Transcribe all of the material exactly. Any picture in it should be left out.

========================================

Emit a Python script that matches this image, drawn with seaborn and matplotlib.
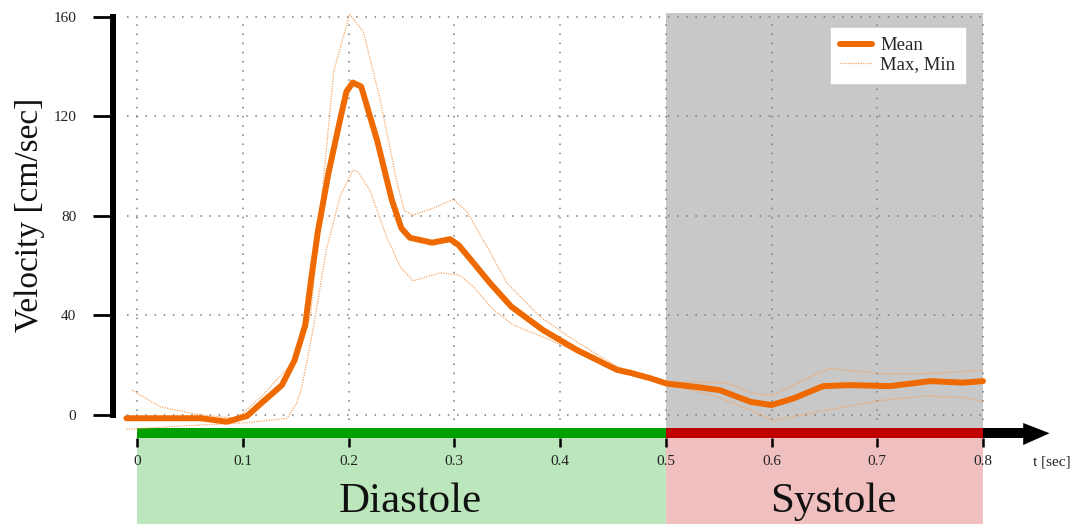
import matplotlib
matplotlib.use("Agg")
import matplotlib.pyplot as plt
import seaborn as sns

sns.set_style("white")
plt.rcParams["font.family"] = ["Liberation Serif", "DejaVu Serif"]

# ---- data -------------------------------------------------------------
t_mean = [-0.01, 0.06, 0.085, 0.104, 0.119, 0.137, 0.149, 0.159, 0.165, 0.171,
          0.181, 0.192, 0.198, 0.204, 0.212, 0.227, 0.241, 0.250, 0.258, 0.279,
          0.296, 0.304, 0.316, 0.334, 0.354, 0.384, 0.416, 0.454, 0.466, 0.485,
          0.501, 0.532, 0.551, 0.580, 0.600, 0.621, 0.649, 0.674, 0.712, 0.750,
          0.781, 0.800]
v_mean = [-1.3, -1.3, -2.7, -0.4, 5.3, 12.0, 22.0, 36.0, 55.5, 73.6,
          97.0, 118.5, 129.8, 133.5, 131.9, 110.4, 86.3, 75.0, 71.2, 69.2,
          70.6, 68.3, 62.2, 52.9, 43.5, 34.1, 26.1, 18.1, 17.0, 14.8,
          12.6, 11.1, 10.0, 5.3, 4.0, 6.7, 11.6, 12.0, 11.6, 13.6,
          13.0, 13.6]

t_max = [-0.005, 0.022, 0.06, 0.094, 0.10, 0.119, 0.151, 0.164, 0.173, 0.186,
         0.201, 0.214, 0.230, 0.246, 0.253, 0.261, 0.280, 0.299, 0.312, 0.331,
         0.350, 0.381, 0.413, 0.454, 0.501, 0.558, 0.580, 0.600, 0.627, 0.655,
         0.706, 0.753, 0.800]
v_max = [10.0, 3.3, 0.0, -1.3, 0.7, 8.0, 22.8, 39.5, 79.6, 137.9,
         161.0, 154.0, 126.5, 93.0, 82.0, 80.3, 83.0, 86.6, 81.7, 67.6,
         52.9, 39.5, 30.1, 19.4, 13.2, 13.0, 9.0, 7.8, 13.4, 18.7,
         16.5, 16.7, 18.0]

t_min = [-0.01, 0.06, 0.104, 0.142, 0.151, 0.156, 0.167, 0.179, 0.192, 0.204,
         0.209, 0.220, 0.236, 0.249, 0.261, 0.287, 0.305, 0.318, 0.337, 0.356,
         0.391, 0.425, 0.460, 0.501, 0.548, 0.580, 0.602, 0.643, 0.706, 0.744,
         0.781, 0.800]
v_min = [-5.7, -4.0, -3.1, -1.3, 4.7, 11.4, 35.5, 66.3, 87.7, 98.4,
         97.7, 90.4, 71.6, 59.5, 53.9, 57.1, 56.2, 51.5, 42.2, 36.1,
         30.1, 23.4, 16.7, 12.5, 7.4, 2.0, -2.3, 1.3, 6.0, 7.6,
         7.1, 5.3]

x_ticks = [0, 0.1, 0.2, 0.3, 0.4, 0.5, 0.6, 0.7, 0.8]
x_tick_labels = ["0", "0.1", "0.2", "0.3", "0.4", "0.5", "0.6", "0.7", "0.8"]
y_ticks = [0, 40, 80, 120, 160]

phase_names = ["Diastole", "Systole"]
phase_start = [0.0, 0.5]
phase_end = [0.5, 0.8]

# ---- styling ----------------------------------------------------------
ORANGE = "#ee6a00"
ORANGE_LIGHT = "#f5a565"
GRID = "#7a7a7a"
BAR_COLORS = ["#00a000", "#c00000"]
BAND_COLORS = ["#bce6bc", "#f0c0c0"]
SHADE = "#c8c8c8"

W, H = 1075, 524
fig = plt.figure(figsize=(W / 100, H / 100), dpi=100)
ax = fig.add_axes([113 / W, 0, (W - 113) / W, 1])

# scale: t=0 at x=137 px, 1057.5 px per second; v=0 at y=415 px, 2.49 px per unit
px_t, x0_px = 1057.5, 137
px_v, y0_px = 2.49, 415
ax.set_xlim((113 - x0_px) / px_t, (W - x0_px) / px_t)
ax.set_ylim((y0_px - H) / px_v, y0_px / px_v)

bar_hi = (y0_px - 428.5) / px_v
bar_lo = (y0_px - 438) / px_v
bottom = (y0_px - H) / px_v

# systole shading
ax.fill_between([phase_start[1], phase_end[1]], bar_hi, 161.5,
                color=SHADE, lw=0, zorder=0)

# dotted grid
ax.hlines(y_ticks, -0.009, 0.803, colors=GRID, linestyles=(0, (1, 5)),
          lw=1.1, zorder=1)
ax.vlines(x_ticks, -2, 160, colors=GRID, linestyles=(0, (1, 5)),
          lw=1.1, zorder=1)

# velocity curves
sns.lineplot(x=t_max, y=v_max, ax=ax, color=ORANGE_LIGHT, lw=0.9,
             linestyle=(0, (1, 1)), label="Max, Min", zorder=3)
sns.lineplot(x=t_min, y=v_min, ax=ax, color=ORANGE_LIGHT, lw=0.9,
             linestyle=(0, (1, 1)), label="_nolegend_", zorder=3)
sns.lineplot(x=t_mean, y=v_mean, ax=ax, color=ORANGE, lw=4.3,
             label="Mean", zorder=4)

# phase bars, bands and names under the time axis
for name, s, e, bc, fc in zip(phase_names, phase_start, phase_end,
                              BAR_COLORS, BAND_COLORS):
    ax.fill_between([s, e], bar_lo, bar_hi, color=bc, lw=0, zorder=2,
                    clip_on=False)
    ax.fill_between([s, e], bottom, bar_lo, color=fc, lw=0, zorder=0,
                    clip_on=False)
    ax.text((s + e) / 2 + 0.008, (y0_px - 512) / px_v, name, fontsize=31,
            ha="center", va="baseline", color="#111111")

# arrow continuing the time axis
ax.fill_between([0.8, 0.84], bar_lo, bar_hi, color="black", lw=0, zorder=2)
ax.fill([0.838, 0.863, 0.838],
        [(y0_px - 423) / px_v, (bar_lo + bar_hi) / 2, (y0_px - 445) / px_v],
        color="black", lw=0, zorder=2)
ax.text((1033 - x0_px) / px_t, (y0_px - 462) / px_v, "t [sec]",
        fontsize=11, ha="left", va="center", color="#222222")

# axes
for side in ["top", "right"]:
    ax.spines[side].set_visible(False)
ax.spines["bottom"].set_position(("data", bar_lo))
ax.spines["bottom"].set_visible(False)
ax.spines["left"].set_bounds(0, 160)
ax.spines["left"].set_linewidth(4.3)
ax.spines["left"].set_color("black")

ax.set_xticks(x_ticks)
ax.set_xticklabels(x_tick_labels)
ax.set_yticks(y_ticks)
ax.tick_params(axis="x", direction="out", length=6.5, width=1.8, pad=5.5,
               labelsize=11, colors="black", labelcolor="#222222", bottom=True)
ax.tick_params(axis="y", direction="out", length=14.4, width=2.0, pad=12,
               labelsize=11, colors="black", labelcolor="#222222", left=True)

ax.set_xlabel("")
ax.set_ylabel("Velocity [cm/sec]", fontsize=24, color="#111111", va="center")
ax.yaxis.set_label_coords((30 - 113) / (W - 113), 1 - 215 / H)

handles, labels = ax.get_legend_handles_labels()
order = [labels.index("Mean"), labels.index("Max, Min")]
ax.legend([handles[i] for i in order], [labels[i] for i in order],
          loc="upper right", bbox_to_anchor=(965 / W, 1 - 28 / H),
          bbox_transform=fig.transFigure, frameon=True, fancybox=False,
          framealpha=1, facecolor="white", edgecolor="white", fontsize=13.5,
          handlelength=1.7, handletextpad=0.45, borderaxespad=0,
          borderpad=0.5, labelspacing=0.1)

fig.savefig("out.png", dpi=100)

========================================

## Task response:
Emit a Python script that matches this image, drawn with seaborn and matplotlib.
import matplotlib
matplotlib.use("Agg")
import matplotlib.pyplot as plt
import seaborn as sns

sns.set_style("white")
plt.rcParams["font.family"] = ["Liberation Serif", "DejaVu Serif"]

# ---- data -------------------------------------------------------------
t_mean = [-0.01, 0.06, 0.085, 0.104, 0.119, 0.137, 0.149, 0.159, 0.165, 0.171,
          0.181, 0.192, 0.198, 0.204, 0.212, 0.227, 0.241, 0.250, 0.258, 0.279,
          0.296, 0.304, 0.316, 0.334, 0.354, 0.384, 0.416, 0.454, 0.466, 0.485,
          0.501, 0.532, 0.551, 0.580, 0.600, 0.621, 0.649, 0.674, 0.712, 0.750,
          0.781, 0.800]
v_mean = [-1.3, -1.3, -2.7, -0.4, 5.3, 12.0, 22.0, 36.0, 55.5, 73.6,
          97.0, 118.5, 129.8, 133.5, 131.9, 110.4, 86.3, 75.0, 71.2, 69.2,
          70.6, 68.3, 62.2, 52.9, 43.5, 34.1, 26.1, 18.1, 17.0, 14.8,
          12.6, 11.1, 10.0, 5.3, 4.0, 6.7, 11.6, 12.0, 11.6, 13.6,
          13.0, 13.6]

t_max = [-0.005, 0.022, 0.06, 0.094, 0.10, 0.119, 0.151, 0.164, 0.173, 0.186,
         0.201, 0.214, 0.230, 0.246, 0.253, 0.261, 0.280, 0.299, 0.312, 0.331,
         0.350, 0.381, 0.413, 0.454, 0.501, 0.558, 0.580, 0.600, 0.627, 0.655,
         0.706, 0.753, 0.800]
v_max = [10.0, 3.3, 0.0, -1.3, 0.7, 8.0, 22.8, 39.5, 79.6, 137.9,
         161.0, 154.0, 126.5, 93.0, 82.0, 80.3, 83.0, 86.6, 81.7, 67.6,
         52.9, 39.5, 30.1, 19.4, 13.2, 13.0, 9.0, 7.8, 13.4, 18.7,
         16.5, 16.7, 18.0]

t_min = [-0.01, 0.06, 0.104, 0.142, 0.151, 0.156, 0.167, 0.179, 0.192, 0.204,
         0.209, 0.220, 0.236, 0.249, 0.261, 0.287, 0.305, 0.318, 0.337, 0.356,
         0.391, 0.425, 0.460, 0.501, 0.548, 0.580, 0.602, 0.643, 0.706, 0.744,
         0.781, 0.800]
v_min = [-5.7, -4.0, -3.1, -1.3, 4.7, 11.4, 35.5, 66.3, 87.7, 98.4,
         97.7, 90.4, 71.6, 59.5, 53.9, 57.1, 56.2, 51.5, 42.2, 36.1,
         30.1, 23.4, 16.7, 12.5, 7.4, 2.0, -2.3, 1.3, 6.0, 7.6,
         7.1, 5.3]

x_ticks = [0, 0.1, 0.2, 0.3, 0.4, 0.5, 0.6, 0.7, 0.8]
x_tick_labels = ["0", "0.1", "0.2", "0.3", "0.4", "0.5", "0.6", "0.7", "0.8"]
y_ticks = [0, 40, 80, 120, 160]

phase_names = ["Diastole", "Systole"]
phase_start = [0.0, 0.5]
phase_end = [0.5, 0.8]

# ---- styling ----------------------------------------------------------
ORANGE = "#ee6a00"
ORANGE_LIGHT = "#f5a565"
GRID = "#7a7a7a"
BAR_COLORS = ["#00a000", "#c00000"]
BAND_COLORS = ["#bce6bc", "#f0c0c0"]
SHADE = "#c8c8c8"

W, H = 1075, 524
fig = plt.figure(figsize=(W / 100, H / 100), dpi=100)
ax = fig.add_axes([113 / W, 0, (W - 113) / W, 1])

# scale: t=0 at x=137 px, 1057.5 px per second; v=0 at y=415 px, 2.49 px per unit
px_t, x0_px = 1057.5, 137
px_v, y0_px = 2.49, 415
ax.set_xlim((113 - x0_px) / px_t, (W - x0_px) / px_t)
ax.set_ylim((y0_px - H) / px_v, y0_px / px_v)

bar_hi = (y0_px - 428.5) / px_v
bar_lo = (y0_px - 438) / px_v
bottom = (y0_px - H) / px_v

# systole shading
ax.fill_between([phase_start[1], phase_end[1]], bar_hi, 161.5,
                color=SHADE, lw=0, zorder=0)

# dotted grid
ax.hlines(y_ticks, -0.009, 0.803, colors=GRID, linestyles=(0, (1, 5)),
          lw=1.1, zorder=1)
ax.vlines(x_ticks, -2, 160, colors=GRID, linestyles=(0, (1, 5)),
          lw=1.1, zorder=1)

# velocity curves
sns.lineplot(x=t_max, y=v_max, ax=ax, color=ORANGE_LIGHT, lw=0.9,
             linestyle=(0, (1, 1)), label="Max, Min", zorder=3)
sns.lineplot(x=t_min, y=v_min, ax=ax, color=ORANGE_LIGHT, lw=0.9,
             linestyle=(0, (1, 1)), label="_nolegend_", zorder=3)
sns.lineplot(x=t_mean, y=v_mean, ax=ax, color=ORANGE, lw=4.3,
             label="Mean", zorder=4)

# phase bars, bands and names under the time axis
for name, s, e, bc, fc in zip(phase_names, phase_start, phase_end,
                              BAR_COLORS, BAND_COLORS):
    ax.fill_between([s, e], bar_lo, bar_hi, color=bc, lw=0, zorder=2,
                    clip_on=False)
    ax.fill_between([s, e], bottom, bar_lo, color=fc, lw=0, zorder=0,
                    clip_on=False)
    ax.text((s + e) / 2 + 0.008, (y0_px - 512) / px_v, name, fontsize=31,
            ha="center", va="baseline", color="#111111")

# arrow continuing the time axis
ax.fill_between([0.8, 0.84], bar_lo, bar_hi, color="black", lw=0, zorder=2)
ax.fill([0.838, 0.863, 0.838],
        [(y0_px - 423) / px_v, (bar_lo + bar_hi) / 2, (y0_px - 445) / px_v],
        color="black", lw=0, zorder=2)
ax.text((1033 - x0_px) / px_t, (y0_px - 462) / px_v, "t [sec]",
        fontsize=11, ha="left", va="center", color="#222222")

# axes
for side in ["top", "right"]:
    ax.spines[side].set_visible(False)
ax.spines["bottom"].set_position(("data", bar_lo))
ax.spines["bottom"].set_visible(False)
ax.spines["left"].set_bounds(0, 160)
ax.spines["left"].set_linewidth(4.3)
ax.spines["left"].set_color("black")

ax.set_xticks(x_ticks)
ax.set_xticklabels(x_tick_labels)
ax.set_yticks(y_ticks)
ax.tick_params(axis="x", direction="out", length=6.5, width=1.8, pad=5.5,
               labelsize=11, colors="black", labelcolor="#222222", bottom=True)
ax.tick_params(axis="y", direction="out", length=14.4, width=2.0, pad=12,
               labelsize=11, colors="black", labelcolor="#222222", left=True)

ax.set_xlabel("")
ax.set_ylabel("Velocity [cm/sec]", fontsize=24, color="#111111", va="center")
ax.yaxis.set_label_coords((30 - 113) / (W - 113), 1 - 215 / H)

handles, labels = ax.get_legend_handles_labels()
order = [labels.index("Mean"), labels.index("Max, Min")]
ax.legend([handles[i] for i in order], [labels[i] for i in order],
          loc="upper right", bbox_to_anchor=(965 / W, 1 - 28 / H),
          bbox_transform=fig.transFigure, frameon=True, fancybox=False,
          framealpha=1, facecolor="white", edgecolor="white", fontsize=13.5,
          handlelength=1.7, handletextpad=0.45, borderaxespad=0,
          borderpad=0.5, labelspacing=0.1)

fig.savefig("out.png", dpi=100)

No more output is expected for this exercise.